#### [Set problem]
Gather the lines below that include the string "this", copying each in full.

#### [Listing]
---------------

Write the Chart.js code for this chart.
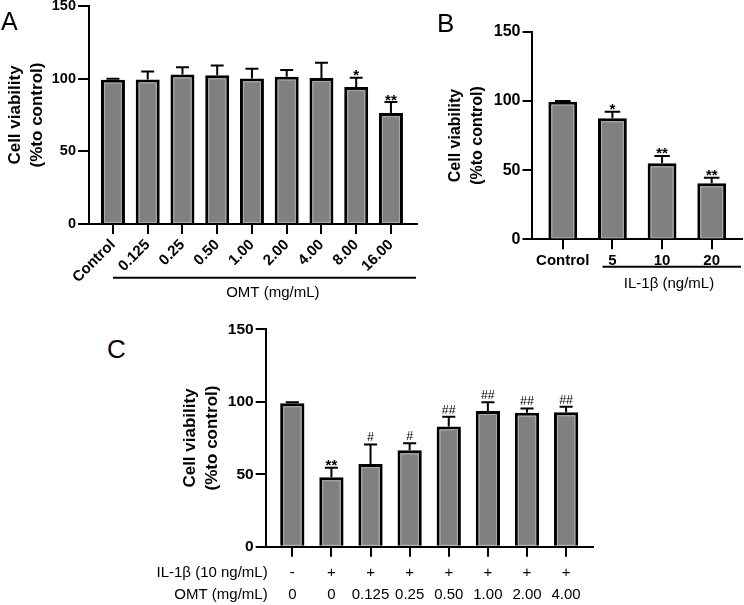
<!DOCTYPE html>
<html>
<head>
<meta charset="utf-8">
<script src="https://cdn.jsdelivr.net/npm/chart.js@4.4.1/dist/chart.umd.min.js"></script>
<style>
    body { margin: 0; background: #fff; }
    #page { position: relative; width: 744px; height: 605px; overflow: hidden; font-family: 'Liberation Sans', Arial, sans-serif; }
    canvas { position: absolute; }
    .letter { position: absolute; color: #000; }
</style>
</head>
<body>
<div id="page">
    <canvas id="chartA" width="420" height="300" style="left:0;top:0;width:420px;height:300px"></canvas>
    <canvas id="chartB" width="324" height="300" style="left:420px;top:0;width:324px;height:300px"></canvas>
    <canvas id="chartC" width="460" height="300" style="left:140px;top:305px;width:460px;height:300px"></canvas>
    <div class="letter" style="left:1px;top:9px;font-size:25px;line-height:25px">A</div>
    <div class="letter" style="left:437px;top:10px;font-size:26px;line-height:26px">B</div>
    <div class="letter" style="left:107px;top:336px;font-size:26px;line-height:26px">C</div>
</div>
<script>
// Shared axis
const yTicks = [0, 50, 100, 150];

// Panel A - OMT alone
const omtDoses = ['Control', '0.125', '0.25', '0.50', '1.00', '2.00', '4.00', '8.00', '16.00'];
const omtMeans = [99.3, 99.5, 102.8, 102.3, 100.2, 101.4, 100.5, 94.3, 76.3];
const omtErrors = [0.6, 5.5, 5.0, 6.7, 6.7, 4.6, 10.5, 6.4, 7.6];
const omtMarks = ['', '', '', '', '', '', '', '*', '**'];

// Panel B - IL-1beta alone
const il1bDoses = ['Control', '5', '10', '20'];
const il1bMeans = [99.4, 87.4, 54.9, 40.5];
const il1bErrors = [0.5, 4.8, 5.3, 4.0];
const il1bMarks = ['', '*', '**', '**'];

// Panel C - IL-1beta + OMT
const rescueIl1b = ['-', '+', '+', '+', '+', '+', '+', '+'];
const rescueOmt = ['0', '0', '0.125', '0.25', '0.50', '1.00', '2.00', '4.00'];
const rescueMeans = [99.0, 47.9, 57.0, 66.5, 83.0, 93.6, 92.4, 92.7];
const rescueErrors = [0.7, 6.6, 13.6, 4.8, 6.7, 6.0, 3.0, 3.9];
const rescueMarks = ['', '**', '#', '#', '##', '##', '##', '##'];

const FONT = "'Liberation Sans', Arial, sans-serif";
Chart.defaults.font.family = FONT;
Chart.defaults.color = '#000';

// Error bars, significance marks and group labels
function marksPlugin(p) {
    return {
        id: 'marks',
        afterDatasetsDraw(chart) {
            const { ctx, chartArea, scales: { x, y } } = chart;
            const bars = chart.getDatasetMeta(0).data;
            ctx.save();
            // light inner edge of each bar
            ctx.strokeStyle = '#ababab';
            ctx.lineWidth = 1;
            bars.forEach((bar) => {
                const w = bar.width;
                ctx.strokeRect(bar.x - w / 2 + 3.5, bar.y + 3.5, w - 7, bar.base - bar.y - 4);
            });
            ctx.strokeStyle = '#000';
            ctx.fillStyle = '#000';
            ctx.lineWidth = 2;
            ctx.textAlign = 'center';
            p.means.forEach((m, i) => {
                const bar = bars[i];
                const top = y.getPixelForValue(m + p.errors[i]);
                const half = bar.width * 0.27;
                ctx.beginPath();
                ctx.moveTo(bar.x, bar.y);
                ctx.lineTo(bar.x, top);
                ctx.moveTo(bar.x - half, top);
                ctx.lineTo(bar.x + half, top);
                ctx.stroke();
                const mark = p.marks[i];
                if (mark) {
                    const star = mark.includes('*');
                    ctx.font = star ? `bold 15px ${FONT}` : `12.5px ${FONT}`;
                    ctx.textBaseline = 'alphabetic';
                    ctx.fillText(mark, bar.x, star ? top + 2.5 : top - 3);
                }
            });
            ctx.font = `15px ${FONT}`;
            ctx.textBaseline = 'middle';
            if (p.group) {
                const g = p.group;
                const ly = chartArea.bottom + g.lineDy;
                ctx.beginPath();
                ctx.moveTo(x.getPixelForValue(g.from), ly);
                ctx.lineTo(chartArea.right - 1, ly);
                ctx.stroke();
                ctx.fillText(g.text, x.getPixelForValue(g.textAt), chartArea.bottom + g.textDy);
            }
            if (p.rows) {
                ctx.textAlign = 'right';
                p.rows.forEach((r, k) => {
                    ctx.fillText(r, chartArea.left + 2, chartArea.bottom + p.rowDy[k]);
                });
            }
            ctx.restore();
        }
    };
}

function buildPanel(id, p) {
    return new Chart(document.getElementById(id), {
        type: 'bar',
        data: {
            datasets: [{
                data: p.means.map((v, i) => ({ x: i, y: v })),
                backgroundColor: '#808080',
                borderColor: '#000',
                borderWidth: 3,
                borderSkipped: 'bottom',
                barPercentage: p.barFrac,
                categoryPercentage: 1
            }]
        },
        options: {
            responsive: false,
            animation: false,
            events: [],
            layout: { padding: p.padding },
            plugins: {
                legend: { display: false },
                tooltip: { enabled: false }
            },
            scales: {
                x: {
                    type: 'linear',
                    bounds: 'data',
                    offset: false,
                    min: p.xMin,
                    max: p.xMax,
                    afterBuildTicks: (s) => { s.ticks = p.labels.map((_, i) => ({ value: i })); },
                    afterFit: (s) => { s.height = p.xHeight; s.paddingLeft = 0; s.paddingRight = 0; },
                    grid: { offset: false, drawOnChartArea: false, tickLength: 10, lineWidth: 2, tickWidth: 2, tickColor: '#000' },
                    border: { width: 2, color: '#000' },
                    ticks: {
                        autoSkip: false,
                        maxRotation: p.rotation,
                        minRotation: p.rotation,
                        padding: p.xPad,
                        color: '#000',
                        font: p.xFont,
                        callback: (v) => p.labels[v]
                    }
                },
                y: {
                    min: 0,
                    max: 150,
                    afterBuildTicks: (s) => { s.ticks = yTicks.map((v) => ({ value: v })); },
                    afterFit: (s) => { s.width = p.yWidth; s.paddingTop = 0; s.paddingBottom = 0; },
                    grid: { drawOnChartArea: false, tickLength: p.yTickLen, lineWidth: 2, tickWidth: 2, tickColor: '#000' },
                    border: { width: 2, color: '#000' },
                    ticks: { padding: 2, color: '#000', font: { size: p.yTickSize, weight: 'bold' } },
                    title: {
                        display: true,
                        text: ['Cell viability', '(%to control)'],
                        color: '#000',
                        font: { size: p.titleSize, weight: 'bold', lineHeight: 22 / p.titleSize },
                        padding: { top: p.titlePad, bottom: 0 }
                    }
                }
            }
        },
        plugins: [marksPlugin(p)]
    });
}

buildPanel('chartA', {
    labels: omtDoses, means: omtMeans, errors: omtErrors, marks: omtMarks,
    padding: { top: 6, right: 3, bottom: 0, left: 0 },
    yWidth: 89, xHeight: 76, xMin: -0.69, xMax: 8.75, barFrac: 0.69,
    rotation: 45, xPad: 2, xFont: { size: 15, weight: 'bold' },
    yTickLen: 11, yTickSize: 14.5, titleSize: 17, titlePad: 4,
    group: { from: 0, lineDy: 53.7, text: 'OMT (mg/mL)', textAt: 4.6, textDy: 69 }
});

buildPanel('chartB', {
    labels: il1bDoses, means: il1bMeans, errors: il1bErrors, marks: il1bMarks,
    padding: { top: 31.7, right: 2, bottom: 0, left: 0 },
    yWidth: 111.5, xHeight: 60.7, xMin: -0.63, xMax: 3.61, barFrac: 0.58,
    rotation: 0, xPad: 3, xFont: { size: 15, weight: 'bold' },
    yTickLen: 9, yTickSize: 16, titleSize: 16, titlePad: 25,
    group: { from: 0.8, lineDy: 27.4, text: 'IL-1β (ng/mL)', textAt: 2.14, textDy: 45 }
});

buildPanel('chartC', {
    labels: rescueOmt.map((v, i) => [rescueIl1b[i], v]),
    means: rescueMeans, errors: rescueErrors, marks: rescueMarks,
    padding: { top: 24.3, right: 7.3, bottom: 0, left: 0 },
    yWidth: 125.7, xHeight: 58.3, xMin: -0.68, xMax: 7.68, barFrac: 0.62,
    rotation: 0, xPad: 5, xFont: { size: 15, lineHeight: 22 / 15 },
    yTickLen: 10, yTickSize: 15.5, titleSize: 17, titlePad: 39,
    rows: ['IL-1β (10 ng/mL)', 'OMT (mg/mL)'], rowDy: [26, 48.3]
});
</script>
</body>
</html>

---------------

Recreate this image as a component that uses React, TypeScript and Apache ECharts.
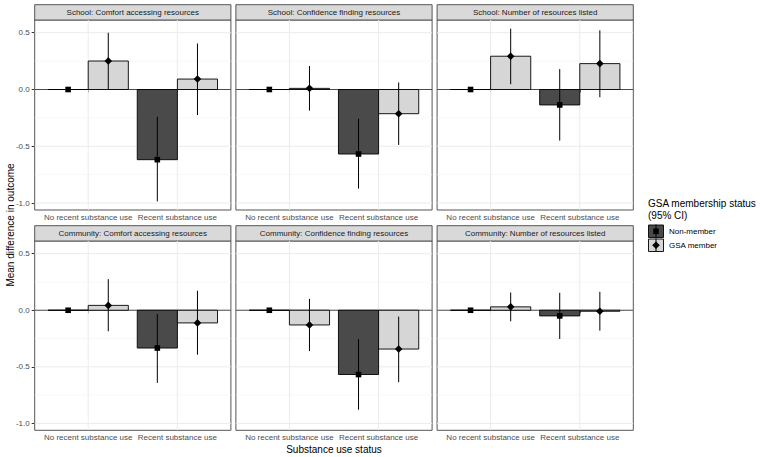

---------------

#### [Written solution]
Write the Chart.js code for this chart.
Recreate this image as a component that uses React, TypeScript and Apache ECharts.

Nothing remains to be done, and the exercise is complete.